The results have been incredible! Everything from our regrow garden has grown and we’re watching the fruits (and vegetables) of our labours bloom before our eyes. We have learned a lot from this process:

  • Never throw away the root ends of your green onions. I have not bought green onions since our regrow ones took root in my kitchen window.
  • We have already harvested the potatoes from one of our indoor pots, reaping about 20 potatoes for the one we planted (and we have one more plant yet to harvest).
  • We learned that you can regrow romaine lettuce but you need to pick the leaves early (don’t let the plant grow too large or it will go bitter). In other words, don’t expect a full head of lettuce from your regrow plant.
  • Even in an elevated bed, some items need to be protected from outdoor critters (we eventually wrapped our strawberry box in chicken wire).
  • Even vegetable cuttings can be used – put them in a pot of water and make your own stock, or regrow items using the cut ends.
  • You can grow potatoes in a pot (and boy, do they grow quickly)! The girls were disappointed in the beginning of this process when their grandmother said it couldn’t be done. Sorry, Grandma, you were wrong. Just plant the potato in the bottom of a pot and continuously add soil as the plant begins to grow until you reach the top.
  • Wrap up beets early or lose them to squirrels (thus the empty bottom box in the photo of our elevated planters).
Indoor Planter Potatoes
Strawberry box wrapped with chicken wire to keep out squirrels/chipmunks.

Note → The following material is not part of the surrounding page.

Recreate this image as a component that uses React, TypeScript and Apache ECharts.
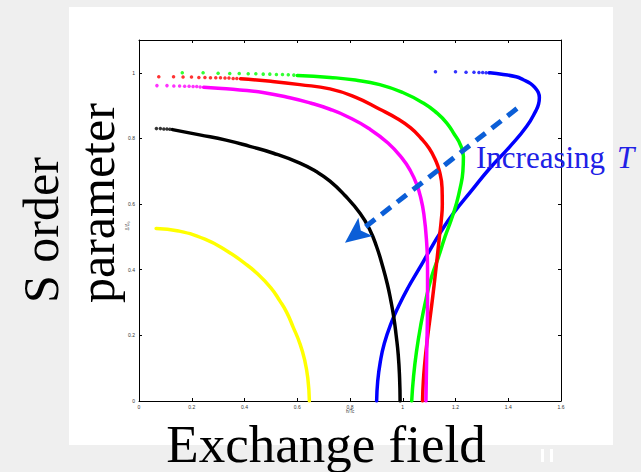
import React, { useEffect, useRef } from 'react';
import * as echarts from 'echarts';

// ---- axis ticks ----
const xTickLabels = ['0', '0.2', '0.4', '0.6', '0.8', '1', '1.2', '1.4', '1.6'];
const yTickLabels = ['0', '0.2', '0.4', '0.6', '0.8', '1'];

// ---- curves (h/Tc, Δ/Δ0) ----
const blueDotsX = [1.124, 1.2, 1.24, 1.27, 1.289, 1.303, 1.316, 1.327];
const blueDotsY = [1.003, 1.003, 1.002, 1.002, 1.001, 1.001, 1.0, 1.0];
const blueLine = [
  [1.33, 1.0], [1.381, 0.995], [1.43, 0.988], [1.457, 0.979], [1.485, 0.967], [1.502, 0.954],
  [1.514, 0.94], [1.518, 0.925], [1.515, 0.905], [1.505, 0.885], [1.47, 0.837], [1.407, 0.776],
  [1.331, 0.71], [1.26, 0.64], [1.192, 0.572], [1.14, 0.51], [1.103, 0.46], [1.06, 0.4],
  [1.02, 0.345], [0.985, 0.29], [0.955, 0.235], [0.93, 0.175], [0.915, 0.12], [0.905, 0.06], [0.901, 0.0],
];

const greenDotsX = [0.164, 0.243, 0.3, 0.344, 0.38, 0.414, 0.443, 0.471, 0.496, 0.521, 0.544, 0.566, 0.587];
const greenDotsY = [1.0, 1.0, 0.999, 0.998, 0.998, 0.997, 0.997, 0.996, 0.996, 0.995, 0.995, 0.994, 0.993];
const greenLine = [
  [0.6, 0.992], [0.724, 0.986], [0.82, 0.978], [0.913, 0.964], [1.0, 0.94],
  [1.078, 0.908], [1.13, 0.877], [1.167, 0.847], [1.196, 0.812], [1.217, 0.783], [1.23, 0.745],
  [1.228, 0.7], [1.218, 0.65], [1.203, 0.6], [1.183, 0.55], [1.16, 0.5], [1.136, 0.44],
  [1.11, 0.38], [1.088, 0.31], [1.068, 0.23], [1.052, 0.15], [1.041, 0.075], [1.034, 0.0],
];

const redDotsX = [0.075, 0.131, 0.167, 0.199, 0.227, 0.25, 0.271, 0.291, 0.309, 0.326, 0.341, 0.357, 0.371];
const redDotsY = [0.988, 0.988, 0.987, 0.987, 0.986, 0.986, 0.985, 0.985, 0.985, 0.984, 0.984, 0.983, 0.983];
const redLine = [
  [0.385, 0.982], [0.5, 0.974], [0.61, 0.964], [0.724, 0.951], [0.82, 0.926],
  [0.913, 0.889], [0.98, 0.86], [1.03, 0.832], [1.07, 0.8], [1.1, 0.77], [1.123, 0.736],
  [1.139, 0.7], [1.149, 0.65], [1.15, 0.6], [1.146, 0.55], [1.139, 0.5], [1.131, 0.44], [1.124, 0.39],
  [1.114, 0.32], [1.103, 0.25], [1.092, 0.18], [1.084, 0.12], [1.078, 0.06], [1.075, 0.0],
];

const magentaDotsX = [0.068, 0.106, 0.132, 0.154, 0.173, 0.19, 0.205, 0.219, 0.232];
const magentaDotsY = [0.961, 0.961, 0.96, 0.96, 0.959, 0.959, 0.958, 0.958, 0.957];
const magentaLine = [
  [0.245, 0.956], [0.3, 0.953], [0.382, 0.948], [0.47, 0.94], [0.572, 0.924], [0.65, 0.908],
  [0.724, 0.889], [0.789, 0.867], [0.87, 0.831], [0.944, 0.786], [1.0, 0.737], [1.03, 0.7],
  [1.052, 0.662], [1.068, 0.62], [1.08, 0.57], [1.09, 0.49], [1.094, 0.4], [1.094, 0.3],
  [1.091, 0.15], [1.088, 0.0],
];

const blackDotsX = [0.066, 0.081, 0.094, 0.106, 0.117];
const blackDotsY = [0.83, 0.83, 0.829, 0.829, 0.828];
const blackLine = [
  [0.127, 0.827], [0.23, 0.811], [0.33, 0.795], [0.42, 0.776], [0.51, 0.755], [0.61, 0.725],
  [0.67, 0.7], [0.724, 0.67], [0.78, 0.627], [0.838, 0.572], [0.875, 0.522], [0.901, 0.47],
  [0.924, 0.41], [0.942, 0.355], [0.955, 0.305], [0.966, 0.255], [0.975, 0.2], [0.983, 0.14],
  [0.988, 0.07], [0.99, 0.0],
];

const yellowLine = [
  [0.065, 0.526], [0.15, 0.518], [0.25, 0.493], [0.332, 0.458], [0.4, 0.42], [0.446, 0.39],
  [0.5, 0.345], [0.534, 0.305], [0.56, 0.27], [0.584, 0.226], [0.61, 0.175], [0.628, 0.125],
  [0.64, 0.07], [0.646, 0.0],
];

// annotation arrow (data coords)
const arrowStart = [1.433, 0.891];
const arrowTip = [0.781, 0.482];

const zip = (xs: number[], ys: number[]) => xs.map((x, i) => [x, ys[i]]);

export default function App() {
  const ref = useRef<HTMLDivElement>(null);
  useEffect(() => {
    document.body.style.margin = '0';
    const chart = echarts.init(ref.current!, null, { renderer: 'svg' });
    const fmtX = (v: number) => xTickLabels[Math.round(v / 0.2)] ?? '';
    const fmtY = (v: number) => {
      const i = v / 0.2;
      return Math.abs(i - Math.round(i)) < 1e-6 ? yTickLabels[Math.round(i)] ?? '' : '';
    };
    const axisLine = { show: true, onZero: false, lineStyle: { color: '#000', width: 1 } };
    const axisTick = { show: true, inside: true, length: 3, lineStyle: { color: '#000', width: 1 } };
    const lineSeries = (data: number[][], color: string) => ({
      type: 'line', data, smooth: 0.5, showSymbol: false, symbol: 'none',
      lineStyle: { color, width: 3.5, cap: 'round', join: 'round' }, silent: true,
    });
    const dotSeries = (data: number[][], color: string) => ({
      type: 'scatter', data, symbol: 'circle', symbolSize: 3.5,
      itemStyle: { color }, silent: true,
    });
    chart.setOption({
      animation: false,
      backgroundColor: '#efefef',
      grid: { left: 139, top: 40, width: 422, height: 361, containLabel: false },
      xAxis: [
        {
          type: 'value', min: 0, max: 1.6, interval: 0.2, position: 'bottom',
          axisLine, axisTick,
          axisLabel: { fontSize: 5, color: '#333', margin: 3, formatter: fmtX, fontFamily: 'Arial' },
          splitLine: { show: false },
        },
        {
          type: 'value', min: 0, max: 1.6, interval: 0.2, position: 'top',
          axisLine, axisTick, axisLabel: { show: false }, splitLine: { show: false },
        },
      ],
      yAxis: [
        {
          type: 'value', min: 0, max: 1.1, interval: 0.2, position: 'left',
          axisLine, axisTick,
          axisLabel: { fontSize: 5, color: '#333', margin: 4, formatter: fmtY, showMaxLabel: false, fontFamily: 'Arial' },
          splitLine: { show: false },
        },
        {
          type: 'value', min: 0, max: 1.1, interval: 0.2, position: 'right',
          axisLine, axisTick, axisLabel: { show: false }, splitLine: { show: false },
        },
      ],
      series: [
        dotSeries(zip(blueDotsX, blueDotsY), '#0000ff'),
        lineSeries(blueLine, '#0000ff'),
        dotSeries(zip(greenDotsX, greenDotsY), '#00ff00'),
        lineSeries(greenLine, '#00ff00'),
        dotSeries(zip(redDotsX, redDotsY), '#ff0000'),
        lineSeries(redLine, '#ff0000'),
        dotSeries(zip(magentaDotsX, magentaDotsY), '#ff00ff'),
        lineSeries(magentaLine, '#ff00ff'),
        dotSeries(zip(blackDotsX, blackDotsY), '#000000'),
        lineSeries(blackLine, '#000000'),
        lineSeries(yellowLine, '#ffff00'),
      ],
    });

    const s = chart.convertToPixel({ gridIndex: 0 }, arrowStart) as number[];
    const t = chart.convertToPixel({ gridIndex: 0 }, arrowTip) as number[];
    const dx = s[0] - t[0], dy = s[1] - t[1];
    const len = Math.hypot(dx, dy);
    const ux = dx / len, uy = dy / len; // from tip back toward start
    const nx = -uy, ny = ux;
    const headLen = 26, halfW = 11.5, notch = 20;
    const bx = t[0] + ux * headLen, by = t[1] + uy * headLen;
    const head = [
      [t[0], t[1]],
      [bx + nx * halfW, by + ny * halfW],
      [t[0] + ux * notch, t[1] + uy * notch],
      [bx - nx * halfW, by - ny * halfW],
    ];
    const arrowColor = '#0b5ed7';
    const serif = '"Liberation Serif", "DejaVu Serif", serif';

    chart.setOption({
      graphic: [
        { type: 'rect', z: -10, silent: true, shape: { x: 69, y: 7, width: 544, height: 438 }, style: { fill: '#ffffff' } },
        {
          type: 'line', z: 50, silent: true,
          shape: { x1: s[0], y1: s[1], x2: t[0] + ux * notch, y2: t[1] + uy * notch },
          style: { stroke: arrowColor, lineWidth: 5, lineDash: [12, 8] },
        },
        { type: 'polygon', z: 51, silent: true, shape: { points: head }, style: { fill: arrowColor } },
        {
          type: 'text', z: 60, silent: true, x: 476, y: 157,
          style: { text: 'Increasing', fontSize: 31, fontFamily: serif, fill: '#2020e6', align: 'left', verticalAlign: 'middle' },
        },
        {
          type: 'text', z: 60, silent: true, x: 617, y: 157,
          style: { text: 'T', fontSize: 31, fontStyle: 'italic', fontFamily: serif, fill: '#2020e6', align: 'left', verticalAlign: 'middle' },
        },
        {
          type: 'text', z: 60, silent: true, x: 326, y: 444,
          style: { text: 'Exchange field', fontSize: 53, fontFamily: serif, fill: '#000', align: 'center', verticalAlign: 'middle' },
        },
        {
          type: 'text', z: 60, silent: true, x: 41, y: 303, rotation: Math.PI / 2,
          style: { text: 'S order', fontSize: 50, fontFamily: serif, fill: '#000', align: 'left', verticalAlign: 'middle' },
        },
        {
          type: 'text', z: 60, silent: true, x: 97, y: 303, rotation: Math.PI / 2,
          style: { text: 'parameter', fontSize: 50, fontFamily: serif, fill: '#000', align: 'left', verticalAlign: 'middle' },
        },
        {
          type: 'text', z: 60, silent: true, x: 350, y: 411,
          style: { text: 'h/Tc', fontSize: 4.5, fontFamily: 'Arial', fill: '#333', align: 'center', verticalAlign: 'middle' },
        },
        {
          type: 'text', z: 60, silent: true, x: 127, y: 226, rotation: Math.PI / 2,
          style: { text: 'Δ/Δ₀', fontSize: 4.5, fontFamily: 'Arial', fill: '#333', align: 'center', verticalAlign: 'middle' },
        },
        { type: 'rect', z: 60, silent: true, shape: { x: 541, y: 449, width: 3, height: 13 }, style: { fill: '#ffffff' } },
        { type: 'rect', z: 60, silent: true, shape: { x: 550, y: 449, width: 3, height: 13 }, style: { fill: '#ffffff' } },
      ],
    });
    return () => chart.dispose();
  }, []);
  return <div ref={ref} style={{ position: 'fixed', left: 0, top: 0, width: 641, height: 472 }} />;
}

Most importantly, we have been given a peak at just how much food waste we’ve been responsible for in the past, how much must be going on worldwide, and we’re committed going forward to changing our habits. Our deck garden will be a permanent feature, my kitchen window will always have regrow produce blooming, and we’ll be more mindful of how we use up every bit of what we grow.

How Does a Home Garden Help Fight Food Waste?

Growing your own food…

  1. Reduces environmental impact. For a start, it saves water when compared to the vast amounts of water used to produce massive amounts of food, reduces emissions from trucks etc. that are necessary to transport food over great distances, and avoids food waste that occurs as food spoils in transport or in what doesn’t make it to our grocery shelves because it isn’t ‘pretty’ enough.
  2. You only grow/pick what you need or can use, or you can gift any extras to friends and family.
  3. You’re more likely to use what you’ve put the money and effort into growing.

Reducing Food Waste at Home

We already have several things in place to reduce food waste in our home:

  • I plan our weekly menus in advance and buy only the ingredients. This way, I’m able to create a grocery list but cross off the items I know we have in our fridge, cupboards, or pantry and buy only what we need.
  • On Sundays I do an hour or two of meal prep making snack items for our kids, chopping and preparing fruits/vegetables for snacks and meals, etc (I shop Saturdays at the farm so Sunday meal prep works for us). It’s a small thing, but having carrot sticks and cucumber slices ready to grab out of the fridge means everyone will eat them rather than watch the vegetables go to waste.
  • We freeze… a lot. If it isn’t going to be used right away and it can be frozen, then it gets frozen.
  • And the golden rule in this house is check the fridge, the cupboards, and the pantry before you write something down on the grocery list.

It all seems like little things, but if everyone did it, it would add up to be a big step toward minimal food waste around the globe.

What do you do in your home to help reduce food waste? Do you have your own garden?

What’s Next?

Our next step is to learn about preserving what we can so we can continue to enjoy our garden through the winter months ahead. Will this years little garden sustain us? No. But we’re ready to expand our garden next year and will use the rest of this growing season to learn how we can preserve our future crops. We’re already thinking and preparing ourselves for homemade jam, jarred tomato sauce, and much more.